## Collected material
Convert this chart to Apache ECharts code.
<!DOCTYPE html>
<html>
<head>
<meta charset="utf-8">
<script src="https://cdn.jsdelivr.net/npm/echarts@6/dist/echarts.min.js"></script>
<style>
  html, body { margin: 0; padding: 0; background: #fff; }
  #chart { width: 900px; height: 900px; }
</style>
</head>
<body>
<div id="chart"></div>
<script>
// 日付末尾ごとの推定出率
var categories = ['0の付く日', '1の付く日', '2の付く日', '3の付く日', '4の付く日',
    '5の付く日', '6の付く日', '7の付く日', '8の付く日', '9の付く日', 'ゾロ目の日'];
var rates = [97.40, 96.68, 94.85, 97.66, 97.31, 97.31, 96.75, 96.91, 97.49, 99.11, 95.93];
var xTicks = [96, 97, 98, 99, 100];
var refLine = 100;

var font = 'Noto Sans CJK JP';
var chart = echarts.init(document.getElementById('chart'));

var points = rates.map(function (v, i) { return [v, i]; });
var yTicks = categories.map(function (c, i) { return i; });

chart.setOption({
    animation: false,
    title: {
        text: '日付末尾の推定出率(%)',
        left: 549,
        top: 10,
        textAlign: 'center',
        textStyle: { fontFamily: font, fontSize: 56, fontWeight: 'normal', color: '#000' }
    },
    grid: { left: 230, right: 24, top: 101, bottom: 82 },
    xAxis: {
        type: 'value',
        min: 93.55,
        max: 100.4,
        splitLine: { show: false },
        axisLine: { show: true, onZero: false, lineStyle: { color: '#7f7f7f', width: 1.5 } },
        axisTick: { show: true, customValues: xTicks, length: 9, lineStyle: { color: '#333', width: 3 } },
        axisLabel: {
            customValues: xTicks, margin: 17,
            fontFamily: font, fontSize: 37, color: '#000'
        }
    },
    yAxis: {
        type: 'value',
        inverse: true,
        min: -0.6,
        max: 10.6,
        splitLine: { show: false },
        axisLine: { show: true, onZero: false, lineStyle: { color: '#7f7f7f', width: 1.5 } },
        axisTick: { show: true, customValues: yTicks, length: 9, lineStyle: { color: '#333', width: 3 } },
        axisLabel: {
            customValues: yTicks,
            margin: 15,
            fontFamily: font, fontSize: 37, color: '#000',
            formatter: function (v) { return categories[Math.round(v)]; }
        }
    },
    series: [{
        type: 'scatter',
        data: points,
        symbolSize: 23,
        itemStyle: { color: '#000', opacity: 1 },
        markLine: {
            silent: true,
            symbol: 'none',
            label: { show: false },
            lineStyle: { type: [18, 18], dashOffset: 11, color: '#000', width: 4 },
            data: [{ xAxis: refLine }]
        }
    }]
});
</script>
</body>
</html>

## Stated exercise
Verbatim output is expected for the lines from the start of the data to the line in which "var yTicks = categories.map(function" appears, both included.

## Answer
Convert this chart to Apache ECharts code.
<!DOCTYPE html>
<html>
<head>
<meta charset="utf-8">
<script src="https://cdn.jsdelivr.net/npm/echarts@6/dist/echarts.min.js"></script>
<style>
  html, body { margin: 0; padding: 0; background: #fff; }
  #chart { width: 900px; height: 900px; }
</style>
</head>
<body>
<div id="chart"></div>
<script>
// 日付末尾ごとの推定出率
var categories = ['0の付く日', '1の付く日', '2の付く日', '3の付く日', '4の付く日',
    '5の付く日', '6の付く日', '7の付く日', '8の付く日', '9の付く日', 'ゾロ目の日'];
var rates = [97.40, 96.68, 94.85, 97.66, 97.31, 97.31, 96.75, 96.91, 97.49, 99.11, 95.93];
var xTicks = [96, 97, 98, 99, 100];
var refLine = 100;

var font = 'Noto Sans CJK JP';
var chart = echarts.init(document.getElementById('chart'));

var points = rates.map(function (v, i) { return [v, i]; });
var yTicks = categories.map(function (c, i) { return i; });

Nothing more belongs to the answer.